Wall Street’s slave story
AUTODIDACT 17 | 2/4/2016, 10:49 a.m.
Special to the AmNews
How ironic is it that lower Manhattan’s Wall Street, the nucleus of this country’s, if not the world’s, capitalism system, was once an open market where enslaved Africans and so-called Indians were inhumanely bought and sold to high-bidding Caucasian slave makers?
“It’s much deeper than people realize,” explains historian Dr. Leonard Jeffries. “Capitalism, European nationalism and the exploitation and subjection of African colonialism comes out of this process in history.”
As early as 1625, the Dutch West India Company imported kidnapped Africans to clear foliage in what was then New Amsterdam to make way for the colonizers’ communities. They also built an earthen wall on the island’s southern area to ward off retaliating indigenous inhabitants who previously populated the area and were attempting to regain it. During the 1640s, a wooden picket and plank-fortified fence was erected, with a strengthened 12-foot-high wall soon following. By 1685, Wall Street was officially laid out.
“Since the founding of New York City and the establishment of a colony with a protective wall, the main objective was trade,” stated Jeffries. “They set up the wall to protect their colony, and it became the auction place for the indentured servants and enslaved Africans.”
On Dec. 13, 1711, the Common Council approved Wall Street as New York City’s first official slave market, passing a law stating, “That all [Black] and Indian slaves that are let out to hire within this city do take up their standing in order to be hired at the market house at the Wall Street Slip until such time as they are hired, whereby all persons may know where to hire slaves as their occasions shall require and also masters discover when their slaves are so hired and all the inhabitants of this city are to take notice hereof accordingly.”
Other European countries eventually got involved, and for approximately two centuries, slave ships docked where South Street Seaport currently sits, unloading human cargo to be auctioned off at Wall Street’s slave market between Pearl and Water streets.
Many Africans arrived through this port from the Motherland and Caribbean only to be redistributed to other parts of North America. Numerous local businesses participated and profited royally from the bustling business of human trafficking. By the late 1700s, only Charleston, S.C.’s slave market was busier than New York City’s. On April 30, 1789, slave maker and plantation owner George Washington was sworn in as the country’s first president at Wall Street’s Federal Hall.
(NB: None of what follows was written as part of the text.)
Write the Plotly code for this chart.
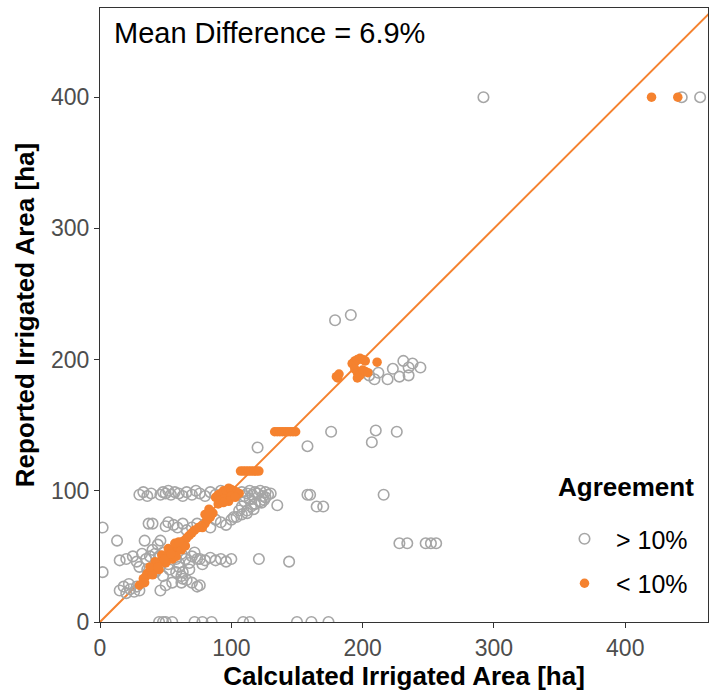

The imperialistic practice of auctioning kidnapped Africans continued through 1827, with the enormous proceeds gained heavily influencing the city’s economy, politics and socialization. Simultaneously, it established New York as the “Empire State” and propelled the country’s industrial revolution.
Analysts contend that many of the banking, insurance and shipping companies that profited enormously from their facilitation owe reparations to the descendants of those ancestors whose blood, sweat and tears laid down the foundation of their now multimillion-dollar corporations.
Jeffries concludes, “The role the Wall Street slave market played is essential to what the nation’s economy became. They’re the beginning of the capitalist corporations that later come out of the slave systems.”